CSPs can achieve 25 percent reduction in IT cost over a five-year period by adopting telecom services delivered through a Software-as-a-Service (SaaS) model, according to new research released by Analysys Mason.
The projected reduction compares to the cost of the traditional on-premise model of software delivery and consumption, which entails CSPs having to buy, manage, and maintain their own complex hardware and software infrastructure.
More details on the Analysys Mason research can be found https://pages.nokia.com/T007FH-The-A-to-Z-of-SaaS-Purchasing.html
Telecom SaaS services have higher costs due to recurring monthly subscriptions. Analysys Mason said those perceptions did not typically take into account the full extent of potential benefits using SaaS services, including lower initial investment and always having the latest software and technology.

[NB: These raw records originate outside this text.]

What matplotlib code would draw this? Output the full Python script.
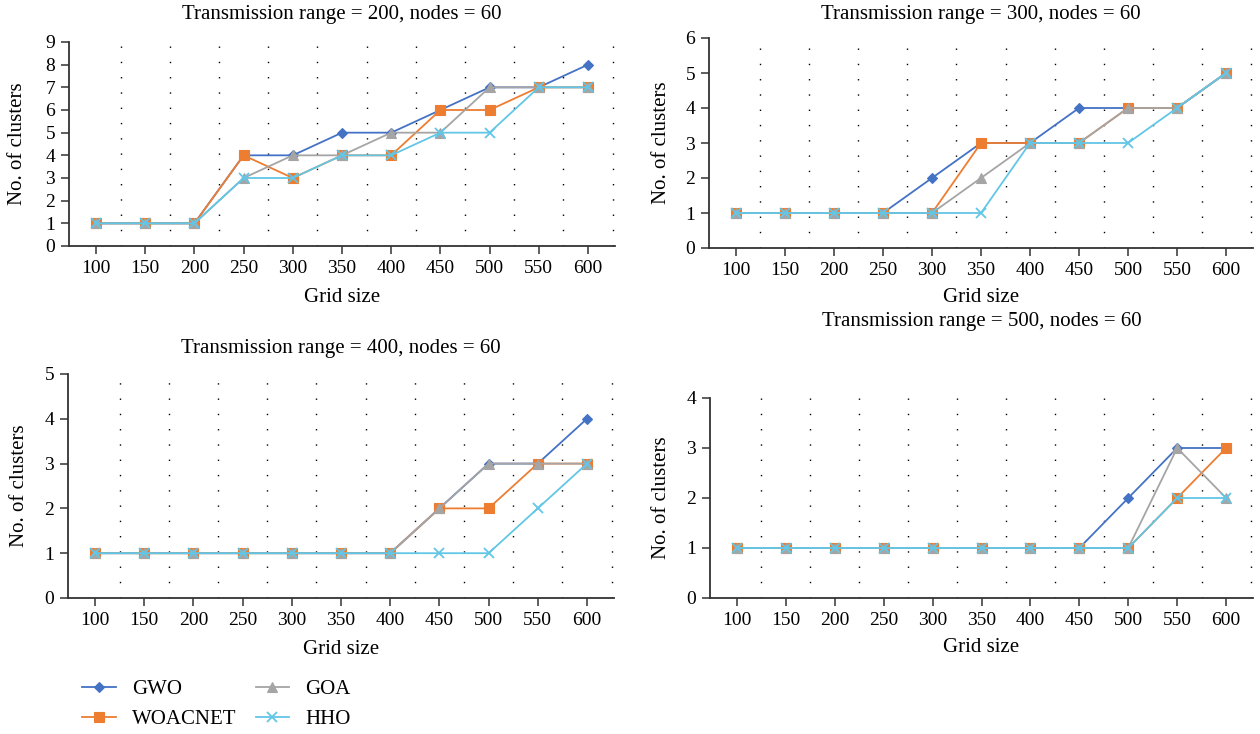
import matplotlib
matplotlib.use('Agg')
import matplotlib.pyplot as plt
import numpy as np

plt.rcParams['font.family'] = ['Liberation Serif', 'DejaVu Serif']

grid_sizes = [100, 150, 200, 250, 300, 350, 400, 450, 500, 550, 600]
series_names = ['GWO', 'WOACNET', 'GOA', 'HHO']

# transmission range = 200
tr200_gwo = [1, 1, 1, 4, 4, 5, 5, 6, 7, 7, 8]
tr200_woacnet = [1, 1, 1, 4, 3, 4, 4, 6, 6, 7, 7]
tr200_goa = [1, 1, 1, 3, 4, 4, 5, 5, 7, 7, 7]
tr200_hho = [1, 1, 1, 3, 3, 4, 4, 5, 5, 7, 7]

# transmission range = 300
tr300_gwo = [1, 1, 1, 1, 2, 3, 3, 4, 4, 4, 5]
tr300_woacnet = [1, 1, 1, 1, 1, 3, 3, 3, 4, 4, 5]
tr300_goa = [1, 1, 1, 1, 1, 2, 3, 3, 4, 4, 5]
tr300_hho = [1, 1, 1, 1, 1, 1, 3, 3, 3, 4, 5]

# transmission range = 400
tr400_gwo = [1, 1, 1, 1, 1, 1, 1, 2, 3, 3, 4]
tr400_woacnet = [1, 1, 1, 1, 1, 1, 1, 2, 2, 3, 3]
tr400_goa = [1, 1, 1, 1, 1, 1, 1, 2, 3, 3, 3]
tr400_hho = [1, 1, 1, 1, 1, 1, 1, 1, 1, 2, 3]

# transmission range = 500
tr500_gwo = [1, 1, 1, 1, 1, 1, 1, 1, 2, 3, 3]
tr500_woacnet = [1, 1, 1, 1, 1, 1, 1, 1, 1, 2, 3]
tr500_goa = [1, 1, 1, 1, 1, 1, 1, 1, 1, 3, 2]
tr500_hho = [1, 1, 1, 1, 1, 1, 1, 1, 1, 2, 2]

ranges = [200, 300, 400, 500]
ymax = [9, 6, 5, 4]
panels = [
    [tr200_gwo, tr200_woacnet, tr200_goa, tr200_hho],
    [tr300_gwo, tr300_woacnet, tr300_goa, tr300_hho],
    [tr400_gwo, tr400_woacnet, tr400_goa, tr400_hho],
    [tr500_gwo, tr500_woacnet, tr500_goa, tr500_hho],
]

COLORS = ['#4472C4', '#ED7D31', '#A5A5A5', '#62C6E6']
MARKERS = ['D', 's', '^', 'x']
MSIZE = [5.5, 7.5, 7.5, 7.5]
FS = 15

W, H = 1260, 734
fig = plt.figure(figsize=(W / 100, H / 100), dpi=100)
fig.patch.set_facecolor('white')

# axes boxes in pixels: left, top, right, bottom
boxes = [(69, 42, 615, 246), (709, 38, 1253, 248),
         (68, 374, 614, 598), (710, 398, 1253, 598)]
title_y = [15, 15, 349, 322]
xlabel_y = [298, 298, 650, 648]
ylabel_x = [18, 661, 20, 662]

x = np.arange(len(grid_sizes))
handles = []
for i, (l, t, r, b) in enumerate(boxes):
    ax = fig.add_axes([l / W, 1 - b / H, (r - l) / W, (b - t) / H])
    for k, vals in enumerate(panels[i]):
        h, = ax.plot(x, vals, color=COLORS[k], marker=MARKERS[k], ms=MSIZE[k],
                     mew=1.3 if MARKERS[k] == 'x' else 0.8, lw=1.3,
                     label=series_names[k])
        if i == 0:
            handles.append(h)
    ax.set_xlim(-0.55, len(grid_sizes) - 0.45)
    ax.set_ylim(0, ymax[i])
    ax.set_yticks(range(ymax[i] + 1))
    ax.set_xticks(x)
    ax.set_xticklabels([str(g) for g in grid_sizes])
    ax.set_xticks(x + 0.5, minor=True)
    ax.grid(axis='x', which='minor', color='black', lw=1.0, linestyle=(0, (1, 10)))
    ax.tick_params(axis='x', which='minor', length=0)
    ax.tick_params(axis='both', which='major', direction='out', length=6,
                   width=1.1, color='#333333', labelsize=14, pad=4)
    for s in ['top', 'right']:
        ax.spines[s].set_visible(False)
    for s in ['left', 'bottom']:
        ax.spines[s].set_color('#333333')
        ax.spines[s].set_linewidth(1.3)
    cx = (l + r) / 2
    fig.text(cx / W, 1 - title_y[i] / H,
             'Transmission range = %d, nodes = 60' % ranges[i],
             ha='center', va='center', fontsize=FS)
    fig.text(cx / W, 1 - xlabel_y[i] / H, 'Grid size',
             ha='center', va='center', fontsize=FS)
    fig.text(ylabel_x[i] / W, 1 - ((t + b) / 2) / H, 'No. of clusters',
             ha='center', va='center', rotation=90, fontsize=FS)

fig.legend(handles=handles, loc='upper left', ncol=2,
           bbox_to_anchor=(74 / W, 1 - 671 / H), frameon=False,
           fontsize=FS, handlelength=1.6, columnspacing=0.9,
           labelspacing=0.5, handletextpad=0.8, borderaxespad=0.0)

plt.savefig('out.png', dpi=100, facecolor='white')
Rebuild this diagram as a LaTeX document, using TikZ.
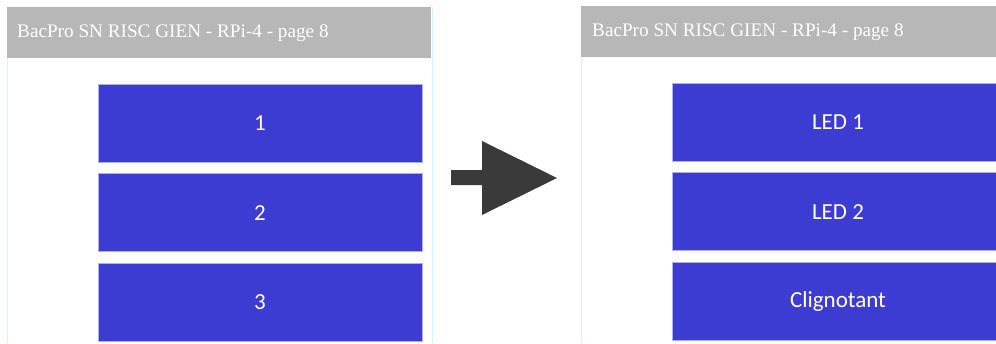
\documentclass[tikz,border=0pt]{standalone}
\usepackage{fontspec}
\setmainfont{Liberation Serif}
\newfontfamily\boxfont{Carlito}
\usetikzlibrary{positioning}
\definecolor{slideBlue}{HTML}{3C3CD2}
\definecolor{slideEdge}{HTML}{AFAFEE}
\definecolor{headGray}{HTML}{B7B7B7}
\definecolor{arrowGray}{HTML}{3A3A3A}
\definecolor{frameCyan}{HTML}{D8F6FA}

\begin{document}
\begin{tikzpicture}[x=1pt, y=-1pt,
    node distance=11pt,
    header/.style={rectangle, fill=headGray, minimum width=424pt, minimum height=51pt,
                 inner sep=0pt, anchor=north west},
    headtext/.style={font=\fontsize{19.2}{19}\selectfont\color{white}, inner sep=0pt,
                 anchor=base west},
    slidebox/.style={rectangle, draw=slideEdge, line width=0.6pt, fill=slideBlue,
                 minimum width=324pt, minimum height=78pt, inner sep=0pt,
                 font=\boxfont\fontsize{23}{23}\selectfont\color{white}},
  ]
    \useasboundingbox (0,0) rectangle (996,343);
    \clip (0,0) rectangle (996,343);

    % panel frames
    \draw[frameCyan, line width=0.8pt] (7,7) -- (7,343) (432,7) -- (432,343);
    \draw[frameCyan, line width=0.8pt] (581,6) -- (581,343);

    % left slide
    \node[header] (hdrL) at (7,7) {};
    \node[headtext] (titL) at (17,37) {BacPro SN RISC GIEN - RPi-4 - page 8};
    \node[slidebox] (b1) at (260,123) {1};
    \node[slidebox, below=of b1] (b2) {2};
    \node[slidebox, below=of b2] (b3) {3};

    % right slide
    \node[header, minimum width=415pt] (hdrR) at (581,6) {};
    \node[headtext] (titR) at (592,36) {BacPro SN RISC GIEN - RPi-4 - page 8};
    \node[slidebox, minimum width=332pt] (l1) at (838,122) {LED 1};
    \node[slidebox, minimum width=332pt, below=of l1] (l2) {LED 2};
    \node[slidebox, minimum width=332pt, below=of l2] (l3) {Clignotant};

    % block arrow
    \fill[arrowGray] (451,170) -- (482,170) -- (482,141) -- (557,178)
      -- (482,215) -- (482,185) -- (451,185) -- cycle;
  \end{tikzpicture}
\end{document}
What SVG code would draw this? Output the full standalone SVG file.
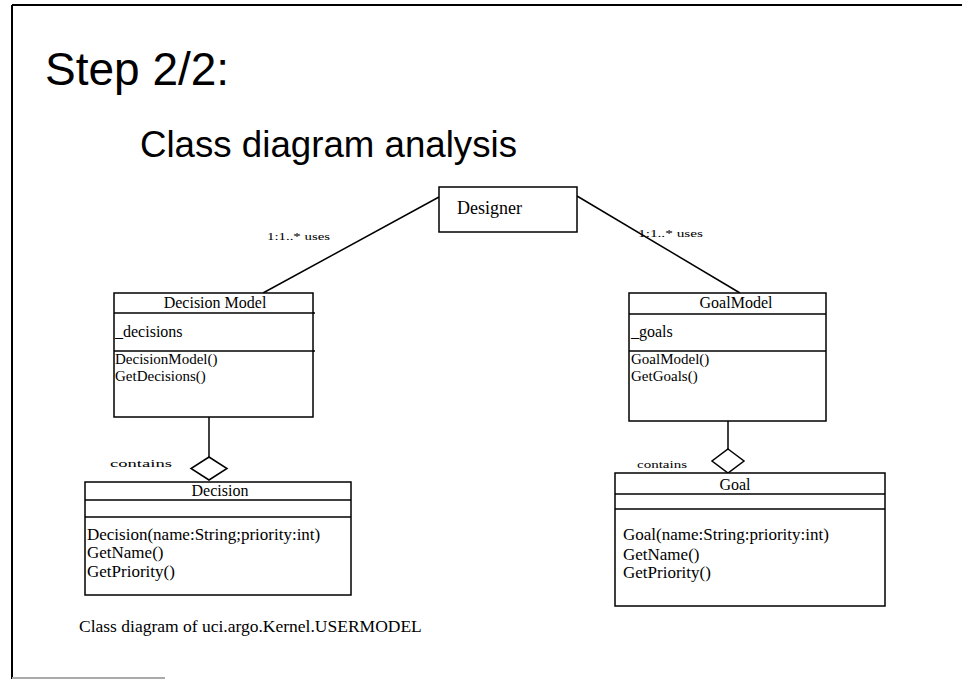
<svg xmlns="http://www.w3.org/2000/svg" width="962" height="679" viewBox="0 0 962 679">
<style>
.frame{stroke:#000;stroke-width:2;fill:none}
.box{fill:#fff;stroke:#000;stroke-width:1.5}
.div{stroke:#000;stroke-width:1.5}
.conn{stroke:#000;stroke-width:1.5;fill:none}
.t{font-family:"Liberation Serif","Times New Roman",serif;fill:#000}
.h{font-family:"Liberation Sans",Arial,sans-serif;fill:#000}
.small{font-size:11px}
.cls{font-size:16px}
.m{font-size:15px}
.op{font-size:17px}
</style>
<rect width="962" height="679" fill="#fff"/>
<g id="frame">
<line class="frame" x1="12" y1="5" x2="962" y2="5"/>
<line class="frame" x1="12" y1="5" x2="12" y2="679"/>
<line x1="12" y1="678" x2="165" y2="678" stroke="#aaa" stroke-width="2"/>
</g>
<g id="titles">
<text class="h" x="45" y="85" font-size="46">Step 2/2:</text>
<text class="h" x="140" y="157" font-size="36" textLength="377" lengthAdjust="spacingAndGlyphs">Class diagram analysis</text>
</g>
<g id="connectors">
<line class="conn" x1="439" y1="197" x2="263" y2="293"/>
<line class="conn" x1="577" y1="196" x2="740" y2="293"/>
<line class="conn" x1="209" y1="417" x2="209" y2="457"/>
<path class="conn" d="M209,457 L227,468.5 L209,480 L191,468.5 Z" fill="#fff" stroke-width="2"/>
<line class="conn" x1="728" y1="421" x2="728" y2="449"/>
<path class="conn" d="M728,449 L744,461 L728,473 L712,461 Z" fill="#fff" stroke-width="2"/>
<text class="t small" x="267" y="240" textLength="63" lengthAdjust="spacingAndGlyphs">1:1..* uses</text>
<text class="t small" x="638" y="237" textLength="65" lengthAdjust="spacingAndGlyphs">1:1..* uses</text>
<text class="t small" x="110" y="467" textLength="62" lengthAdjust="spacingAndGlyphs">contains</text>
<text class="t small" x="637" y="468" textLength="50" lengthAdjust="spacingAndGlyphs">contains</text>
</g>
<g id="designer">
<rect class="box" x="439" y="187" width="138" height="45"/>
<text class="t" x="457" y="214" font-size="18">Designer</text>
</g>
<g id="decision-model">
<rect class="box" x="114" y="293" width="199" height="124"/>
<line class="div" x1="114" y1="313" x2="315" y2="313"/>
<line class="div" x1="114" y1="351" x2="315" y2="351"/>
<text class="t cls" x="215" y="308" text-anchor="middle">Decision Model</text>
<text class="t cls" x="115" y="337">_decisions</text>
<text class="t m" x="115" y="364">DecisionModel()</text>
<text class="t m" x="115" y="381">GetDecisions()</text>
</g>
<g id="goal-model">
<rect class="box" x="629" y="293" width="197" height="128"/>
<line class="div" x1="629" y1="314" x2="826" y2="314"/>
<line class="div" x1="629" y1="351" x2="826" y2="351"/>
<text class="t cls" x="736" y="308" text-anchor="middle">GoalModel</text>
<text class="t cls" x="631" y="337">_goals</text>
<text class="t m" x="631" y="364">GoalModel()</text>
<text class="t m" x="631" y="381">GetGoals()</text>
</g>
<g id="decision">
<rect class="box" x="85" y="482" width="266" height="113"/>
<line class="div" x1="85" y1="500" x2="351" y2="500"/>
<line class="div" x1="85" y1="517" x2="351" y2="517"/>
<text class="t cls" x="220" y="496" text-anchor="middle">Decision</text>
<text class="t op" x="87" y="540">Decision(name:String;priority:int)</text>
<text class="t op" x="87" y="558">GetName()</text>
<text class="t op" x="87" y="577">GetPriority()</text>
</g>
<g id="goal">
<rect class="box" x="615" y="473" width="270" height="133"/>
<line class="div" x1="615" y1="494" x2="885" y2="494"/>
<line class="div" x1="615" y1="509" x2="885" y2="509"/>
<text class="t cls" x="735" y="490" text-anchor="middle">Goal</text>
<text class="t op" x="623" y="540">Goal(name:String:priority:int)</text>
<text class="t op" x="623" y="560">GetName()</text>
<text class="t op" x="623" y="578">GetPriority()</text>
</g>
<g id="caption">
<text class="t" x="79" y="632" font-size="17.5">Class diagram of uci.argo.Kernel.USERMODEL</text>
</g>
</svg>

In the case of the on-premise model, CSPs have to buy data center resources every five years or so and use IT consultants regularly to manage their elaborate IT environments.
Analysys Mason said it considered cost-saving benefits related to reliability, time-to-market, scalability, staff training, updates and upgrades, maintenance, IT hardware reduction, security; as well as the improved potential for revenue generation tied to enhanced reliability, time-to-market, and updates and software upgrades from the use of SaaS services.
CSP spending on SaaS accounted for 5 percent of SPs’ operational expenditure in 2019, according to Analysys Mason; that is expected to rise to 11 percent by 2023, as CSPs continue to execute on digital transformation projects.
“There are many factors that CSPs need to weigh when looking at the attractive option of adopting new capabilities through a SaaS model. Long-standing CSP pain points are also avoided: no more having to plan how data center resources, testing of changes and right scaling of hardware to best meet capacity needs; these all fall to the SaaS vendor,” Justin van der Lande, Research Director at Analysys Mason, said.
“There is a strong operational and financial case for moving to SaaS services and away from the dated practice of buying customized software for analytics, security, and other functions that run on costly, complex, on-premise infrastructure,” Mark Bunn, Senior Vice President, Cloud and Network Services at Nokia, said.